Answer:
Although the United States intervened in Iraq after it began its intervention in Afghanistan, it is withdrawing from Iraq first. Therefore, what the United States has and has not accomplished in Iraq will be discussed first.
It must be said to begin with that the United States did achieve some important successes in Iraq. It destroyed the brutal regime of Saddam Hussein — something that the Iraqi population had not only been unable to do on its own, but may not have been able to do later either. If Saddam had managed to transfer power to his sons (who were reportedly just as, or even more, vicious than their father), the regime may have survived for years or even decades.

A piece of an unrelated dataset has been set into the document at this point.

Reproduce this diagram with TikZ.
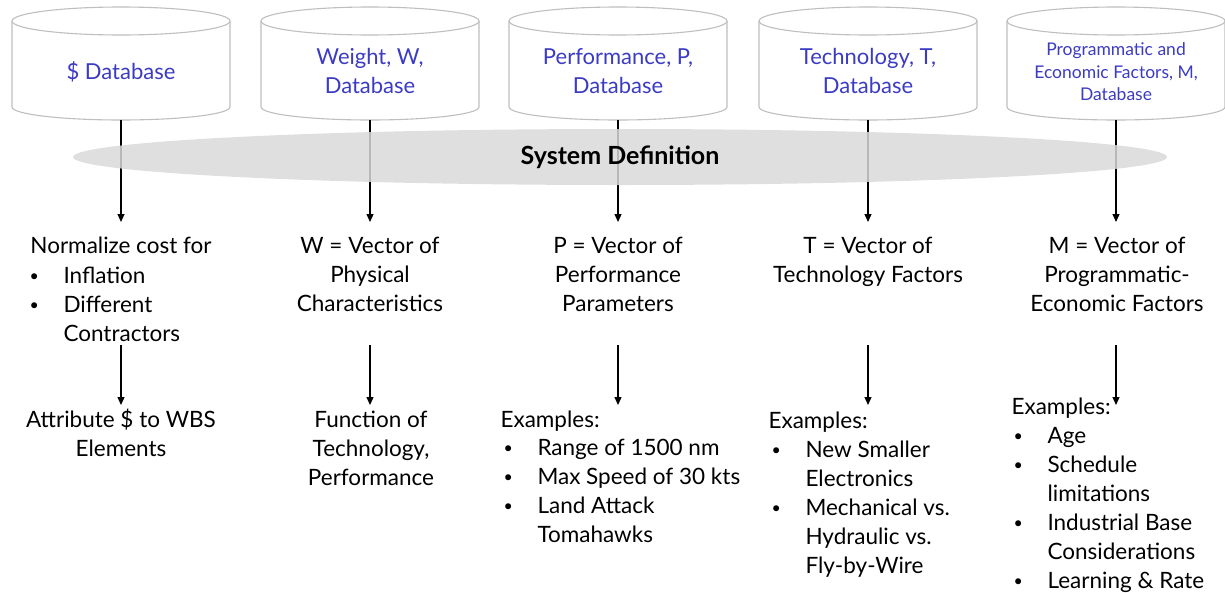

In addition, the U.S.-led intervention helped the Kurds in northern Iraq. They had suffered terribly under Saddam Hussein but were able to solidify the tenuous autonomy they had achieved (also with U.S. help) after the 1990-91 Kuwait conflict and even build some prosperity in their zone.

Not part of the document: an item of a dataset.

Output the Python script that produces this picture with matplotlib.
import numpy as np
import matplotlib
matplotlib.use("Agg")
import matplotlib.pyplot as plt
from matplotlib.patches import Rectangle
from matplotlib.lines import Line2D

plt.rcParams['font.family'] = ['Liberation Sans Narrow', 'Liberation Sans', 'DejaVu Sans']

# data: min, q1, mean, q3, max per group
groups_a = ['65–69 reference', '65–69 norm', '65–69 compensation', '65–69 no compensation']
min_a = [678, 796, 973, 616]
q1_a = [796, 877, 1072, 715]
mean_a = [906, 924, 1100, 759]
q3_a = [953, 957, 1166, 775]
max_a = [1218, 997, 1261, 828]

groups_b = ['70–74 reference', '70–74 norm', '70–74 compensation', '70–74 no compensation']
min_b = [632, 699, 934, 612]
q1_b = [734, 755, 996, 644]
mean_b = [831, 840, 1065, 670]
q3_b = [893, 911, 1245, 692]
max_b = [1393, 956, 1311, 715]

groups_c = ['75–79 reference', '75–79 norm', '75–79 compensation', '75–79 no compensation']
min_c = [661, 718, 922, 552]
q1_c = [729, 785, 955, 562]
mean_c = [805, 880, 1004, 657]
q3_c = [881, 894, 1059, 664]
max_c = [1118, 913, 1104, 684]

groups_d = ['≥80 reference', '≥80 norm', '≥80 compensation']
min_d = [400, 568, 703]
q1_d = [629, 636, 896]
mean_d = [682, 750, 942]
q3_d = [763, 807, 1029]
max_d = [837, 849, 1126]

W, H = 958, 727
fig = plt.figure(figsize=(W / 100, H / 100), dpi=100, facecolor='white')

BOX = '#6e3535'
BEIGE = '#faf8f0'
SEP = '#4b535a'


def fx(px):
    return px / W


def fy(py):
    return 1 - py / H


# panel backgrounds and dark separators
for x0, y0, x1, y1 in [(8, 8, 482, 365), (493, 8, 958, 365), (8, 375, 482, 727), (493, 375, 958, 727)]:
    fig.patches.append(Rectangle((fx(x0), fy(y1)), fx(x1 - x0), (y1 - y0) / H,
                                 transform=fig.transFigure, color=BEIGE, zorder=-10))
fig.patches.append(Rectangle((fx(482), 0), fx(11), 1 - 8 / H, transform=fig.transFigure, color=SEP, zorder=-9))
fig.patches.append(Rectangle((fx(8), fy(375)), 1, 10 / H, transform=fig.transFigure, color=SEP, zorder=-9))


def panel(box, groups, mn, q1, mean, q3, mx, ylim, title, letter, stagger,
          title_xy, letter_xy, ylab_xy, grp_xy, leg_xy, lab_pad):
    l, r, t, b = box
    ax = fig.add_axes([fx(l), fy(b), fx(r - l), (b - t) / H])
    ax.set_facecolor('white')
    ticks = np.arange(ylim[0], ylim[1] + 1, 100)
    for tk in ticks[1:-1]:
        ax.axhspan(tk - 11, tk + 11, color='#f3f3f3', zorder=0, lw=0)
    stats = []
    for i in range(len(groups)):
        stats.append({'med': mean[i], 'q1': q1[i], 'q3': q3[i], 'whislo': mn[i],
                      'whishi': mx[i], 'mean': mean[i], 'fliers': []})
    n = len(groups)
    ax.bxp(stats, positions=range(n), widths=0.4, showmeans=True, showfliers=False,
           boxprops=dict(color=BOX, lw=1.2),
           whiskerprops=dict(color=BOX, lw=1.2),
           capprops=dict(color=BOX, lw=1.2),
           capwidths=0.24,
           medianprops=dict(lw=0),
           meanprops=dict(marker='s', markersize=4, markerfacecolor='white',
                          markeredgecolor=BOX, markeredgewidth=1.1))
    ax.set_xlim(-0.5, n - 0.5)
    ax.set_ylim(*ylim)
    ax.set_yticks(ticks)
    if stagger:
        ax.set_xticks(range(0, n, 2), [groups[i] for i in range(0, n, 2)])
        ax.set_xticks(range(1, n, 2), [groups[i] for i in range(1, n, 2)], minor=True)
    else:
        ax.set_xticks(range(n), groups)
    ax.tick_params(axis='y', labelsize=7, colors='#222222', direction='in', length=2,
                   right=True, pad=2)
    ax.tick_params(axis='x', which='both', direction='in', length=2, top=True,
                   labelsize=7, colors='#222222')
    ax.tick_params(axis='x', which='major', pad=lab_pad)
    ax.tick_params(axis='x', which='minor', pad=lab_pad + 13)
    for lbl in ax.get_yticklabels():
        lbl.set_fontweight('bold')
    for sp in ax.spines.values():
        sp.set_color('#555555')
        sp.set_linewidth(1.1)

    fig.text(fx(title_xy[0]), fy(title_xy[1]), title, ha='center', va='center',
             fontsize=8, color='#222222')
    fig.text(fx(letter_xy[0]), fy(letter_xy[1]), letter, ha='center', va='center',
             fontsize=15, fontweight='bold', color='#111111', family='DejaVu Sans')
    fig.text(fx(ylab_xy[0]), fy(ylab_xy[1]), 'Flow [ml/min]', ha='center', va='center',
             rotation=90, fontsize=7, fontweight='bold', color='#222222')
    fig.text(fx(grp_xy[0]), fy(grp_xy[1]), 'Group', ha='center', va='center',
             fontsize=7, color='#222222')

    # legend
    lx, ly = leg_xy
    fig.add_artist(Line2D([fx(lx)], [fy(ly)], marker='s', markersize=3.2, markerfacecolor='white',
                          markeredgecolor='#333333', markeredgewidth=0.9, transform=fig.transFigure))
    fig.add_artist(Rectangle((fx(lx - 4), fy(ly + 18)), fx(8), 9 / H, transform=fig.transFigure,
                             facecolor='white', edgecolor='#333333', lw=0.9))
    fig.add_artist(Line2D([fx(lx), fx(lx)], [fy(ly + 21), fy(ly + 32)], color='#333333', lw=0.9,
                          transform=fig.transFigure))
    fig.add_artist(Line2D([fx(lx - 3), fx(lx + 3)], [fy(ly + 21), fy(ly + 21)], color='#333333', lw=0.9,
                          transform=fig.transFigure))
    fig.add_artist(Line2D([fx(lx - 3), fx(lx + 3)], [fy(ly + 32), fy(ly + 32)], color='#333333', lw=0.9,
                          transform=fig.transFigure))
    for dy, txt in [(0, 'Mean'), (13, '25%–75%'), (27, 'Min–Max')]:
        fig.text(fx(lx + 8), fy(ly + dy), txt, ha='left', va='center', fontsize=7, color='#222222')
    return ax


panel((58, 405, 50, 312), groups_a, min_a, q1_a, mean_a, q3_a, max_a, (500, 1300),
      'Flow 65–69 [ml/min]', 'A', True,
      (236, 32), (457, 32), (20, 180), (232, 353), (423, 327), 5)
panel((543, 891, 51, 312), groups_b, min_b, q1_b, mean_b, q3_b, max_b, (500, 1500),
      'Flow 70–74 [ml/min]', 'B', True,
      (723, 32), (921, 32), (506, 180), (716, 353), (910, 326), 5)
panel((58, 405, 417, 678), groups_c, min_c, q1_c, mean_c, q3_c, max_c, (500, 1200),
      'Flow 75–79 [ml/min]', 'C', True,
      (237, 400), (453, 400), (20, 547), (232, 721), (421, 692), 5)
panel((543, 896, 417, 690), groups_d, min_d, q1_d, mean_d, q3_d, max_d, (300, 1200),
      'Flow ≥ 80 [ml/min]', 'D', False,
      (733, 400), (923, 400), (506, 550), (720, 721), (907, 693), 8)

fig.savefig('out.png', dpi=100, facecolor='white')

Although Iraq’s Arab Sunni tribes were initially hostile to the U.S.-led intervention and fought an insurgent war against it, American forces were eventually able to make peace and work with most of them.
Most important, the United States organized and protected the holding of relatively free and fair elections at both the national and local levels. This allowed Iraq’s Arab Shia majority, which had also suffered dreadfully under Saddam Hussein, to play a leading role in Iraqi politics for the first time.

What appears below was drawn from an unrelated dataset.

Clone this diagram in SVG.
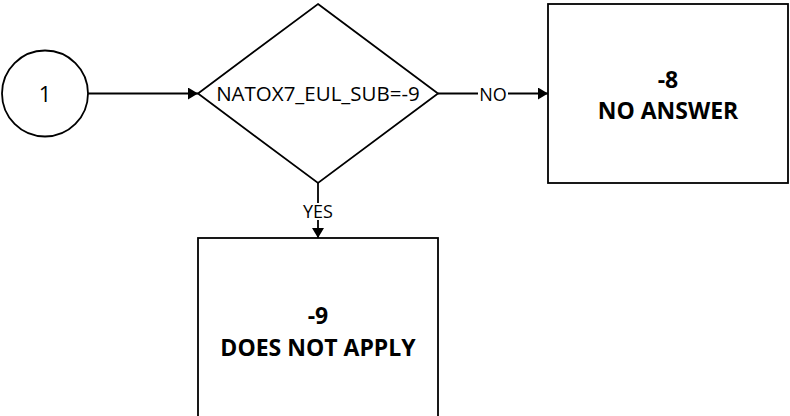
<svg xmlns="http://www.w3.org/2000/svg" width="790" height="416" viewBox="0 0 790 416">
<style>
.shape{fill:#fff;stroke:#000;stroke-width:1.8}
.t{font-family:"Open Sans","Liberation Sans",sans-serif;fill:#000;text-anchor:middle}
.b{font-weight:bold;font-size:23px}
.lbl{font-size:18px}
.edge{fill:none;stroke:#000;stroke-width:1.8}
</style>
<defs>
<marker id="arr" viewBox="0 0 10 12" refX="10" refY="6" markerWidth="10" markerHeight="12" markerUnits="userSpaceOnUse" orient="auto">
<path d="M0,0 L10,6 L0,12 z" fill="#000"/>
</marker>
</defs>
<rect width="790" height="416" fill="#fff"/>
<g id="connectors">
<line class="edge" x1="88" y1="93.5" x2="198" y2="93.5" marker-end="url(#arr)"/>
<line class="edge" x1="438" y1="93.5" x2="548" y2="93.5" marker-end="url(#arr)"/>
<rect x="478" y="85" width="30" height="18" fill="#fff"/>
<text class="t lbl" x="493" y="101">NO</text>
<line class="edge" x1="318" y1="183" x2="318" y2="238" marker-end="url(#arr)"/>
<rect x="302" y="203" width="32" height="17" fill="#fff"/>
<text class="t lbl" x="318" y="218">YES</text>
</g>
<g id="start">
<circle class="shape" cx="45" cy="93.5" r="43"/>
<text class="t" x="45" y="102" font-size="22">1</text>
</g>
<g id="decision">
<polygon class="shape" points="318,4 438,93.5 318,183 198,93.5"/>
<text class="t" x="318" y="101" font-size="20.5">NATOX7_EUL_SUB=-9</text>
</g>
<g id="noanswer">
<rect class="shape" x="548" y="4" width="240" height="179"/>
<text class="t b" x="668" y="88">-8</text>
<text class="t b" x="668" y="119">NO ANSWER</text>
</g>
<g id="doesnotapply">
<rect class="shape" x="198" y="238" width="240" height="190"/>
<text class="t b" x="318" y="324">-9</text>
<text class="t b" x="318" y="356">DOES NOT APPLY</text>
</g>
</svg>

In addition to these successes, however, the United States has had some noteworthy failures in Iraq. First, the failure to halt the massive violence, looting and infrastructure breakdown that took place throughout the country immediately after the collapse of Saddam Hussein’s regime. This was caused by the Bush administration’s failure to anticipate and plan for the aftermath of Saddam’s downfall as well as to deploy enough troops to maintain order. As a result, the initial gratitude displayed by much of the Iraqi population toward the United States for delivering it from Saddam quickly disappeared.
Further, despite a massive troop presence, the United States was unable to prevent or stop the large-scale ethnic-cleansing campaigns that violent Arab Sunni and Arab Shia groups conducted against each other’s communities. These campaigns were so successful that some observers attributed the decline in violence in Iraq in 2008-09 not to the American troop surge ordered by President Bush, but to the ethnic-cleansing campaigns having largely completed the violent work of segregating the Sunni and the Shia communities from each other.